PROMPT: Write out each line exactly as given. Leave the pictures out of your copy.
** Start INFORMATION PROVIDED **
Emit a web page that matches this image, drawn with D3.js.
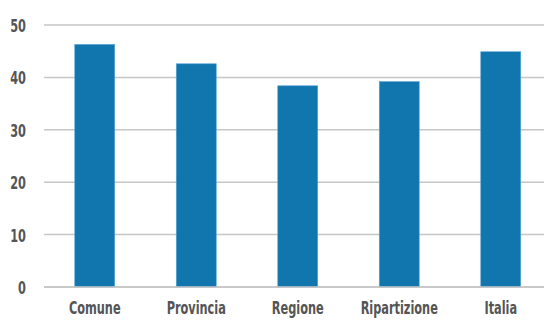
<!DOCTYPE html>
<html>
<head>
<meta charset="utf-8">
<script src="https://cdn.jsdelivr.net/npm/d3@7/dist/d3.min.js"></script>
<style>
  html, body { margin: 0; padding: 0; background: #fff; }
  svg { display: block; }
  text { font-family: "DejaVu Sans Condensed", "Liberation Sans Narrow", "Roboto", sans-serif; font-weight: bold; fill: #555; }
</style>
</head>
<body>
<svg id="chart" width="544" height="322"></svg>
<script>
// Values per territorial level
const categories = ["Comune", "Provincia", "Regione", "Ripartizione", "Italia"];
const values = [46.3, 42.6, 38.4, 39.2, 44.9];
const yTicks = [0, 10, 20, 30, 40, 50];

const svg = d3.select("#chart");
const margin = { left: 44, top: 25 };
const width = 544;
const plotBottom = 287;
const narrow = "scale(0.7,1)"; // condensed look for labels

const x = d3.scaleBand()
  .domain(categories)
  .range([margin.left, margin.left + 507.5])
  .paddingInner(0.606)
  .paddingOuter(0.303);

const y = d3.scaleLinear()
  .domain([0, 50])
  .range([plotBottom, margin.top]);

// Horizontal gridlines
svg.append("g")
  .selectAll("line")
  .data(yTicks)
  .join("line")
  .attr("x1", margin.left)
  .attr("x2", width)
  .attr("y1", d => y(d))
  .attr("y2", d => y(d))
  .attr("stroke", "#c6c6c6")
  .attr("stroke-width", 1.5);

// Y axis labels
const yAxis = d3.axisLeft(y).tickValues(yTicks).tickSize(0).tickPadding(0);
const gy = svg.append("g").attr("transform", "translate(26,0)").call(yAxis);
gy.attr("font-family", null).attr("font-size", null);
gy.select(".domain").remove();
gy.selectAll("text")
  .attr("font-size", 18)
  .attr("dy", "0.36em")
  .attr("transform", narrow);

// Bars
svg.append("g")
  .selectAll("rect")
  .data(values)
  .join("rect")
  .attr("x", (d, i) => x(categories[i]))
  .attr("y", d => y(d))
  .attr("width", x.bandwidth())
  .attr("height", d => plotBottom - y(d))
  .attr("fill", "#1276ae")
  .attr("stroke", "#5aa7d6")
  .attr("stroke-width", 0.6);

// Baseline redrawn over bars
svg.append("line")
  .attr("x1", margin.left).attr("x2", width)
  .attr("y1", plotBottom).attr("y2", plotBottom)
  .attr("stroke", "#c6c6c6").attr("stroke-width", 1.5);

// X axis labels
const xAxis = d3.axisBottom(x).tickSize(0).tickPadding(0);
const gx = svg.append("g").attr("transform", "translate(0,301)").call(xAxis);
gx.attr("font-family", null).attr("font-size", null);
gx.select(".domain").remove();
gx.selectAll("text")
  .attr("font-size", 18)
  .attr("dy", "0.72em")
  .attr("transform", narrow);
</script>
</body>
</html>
** End INFORMATION PROVIDED **
OUTPUT FOR THIS EXERCISE:
Emit a web page that matches this image, drawn with D3.js.
<!DOCTYPE html>
<html>
<head>
<meta charset="utf-8">
<script src="https://cdn.jsdelivr.net/npm/d3@7/dist/d3.min.js"></script>
<style>
  html, body { margin: 0; padding: 0; background: #fff; }
  svg { display: block; }
  text { font-family: "DejaVu Sans Condensed", "Liberation Sans Narrow", "Roboto", sans-serif; font-weight: bold; fill: #555; }
</style>
</head>
<body>
<svg id="chart" width="544" height="322"></svg>
<script>
// Values per territorial level
const categories = ["Comune", "Provincia", "Regione", "Ripartizione", "Italia"];
const values = [46.3, 42.6, 38.4, 39.2, 44.9];
const yTicks = [0, 10, 20, 30, 40, 50];

const svg = d3.select("#chart");
const margin = { left: 44, top: 25 };
const width = 544;
const plotBottom = 287;
const narrow = "scale(0.7,1)"; // condensed look for labels

const x = d3.scaleBand()
  .domain(categories)
  .range([margin.left, margin.left + 507.5])
  .paddingInner(0.606)
  .paddingOuter(0.303);

const y = d3.scaleLinear()
  .domain([0, 50])
  .range([plotBottom, margin.top]);

// Horizontal gridlines
svg.append("g")
  .selectAll("line")
  .data(yTicks)
  .join("line")
  .attr("x1", margin.left)
  .attr("x2", width)
  .attr("y1", d => y(d))
  .attr("y2", d => y(d))
  .attr("stroke", "#c6c6c6")
  .attr("stroke-width", 1.5);

// Y axis labels
const yAxis = d3.axisLeft(y).tickValues(yTicks).tickSize(0).tickPadding(0);
const gy = svg.append("g").attr("transform", "translate(26,0)").call(yAxis);
gy.attr("font-family", null).attr("font-size", null);
gy.select(".domain").remove();
gy.selectAll("text")
  .attr("font-size", 18)
  .attr("dy", "0.36em")
  .attr("transform", narrow);

// Bars
svg.append("g")
  .selectAll("rect")
  .data(values)
  .join("rect")
  .attr("x", (d, i) => x(categories[i]))
  .attr("y", d => y(d))
  .attr("width", x.bandwidth())
  .attr("height", d => plotBottom - y(d))
  .attr("fill", "#1276ae")
  .attr("stroke", "#5aa7d6")
  .attr("stroke-width", 0.6);

// Baseline redrawn over bars
svg.append("line")
  .attr("x1", margin.left).attr("x2", width)
  .attr("y1", plotBottom).attr("y2", plotBottom)
  .attr("stroke", "#c6c6c6").attr("stroke-width", 1.5);

// X axis labels
const xAxis = d3.axisBottom(x).tickSize(0).tickPadding(0);
const gx = svg.append("g").attr("transform", "translate(0,301)").call(xAxis);
gx.attr("font-family", null).attr("font-size", null);
gx.select(".domain").remove();
gx.selectAll("text")
  .attr("font-size", 18)
  .attr("dy", "0.72em")
  .attr("transform", narrow);
</script>
</body>
</html>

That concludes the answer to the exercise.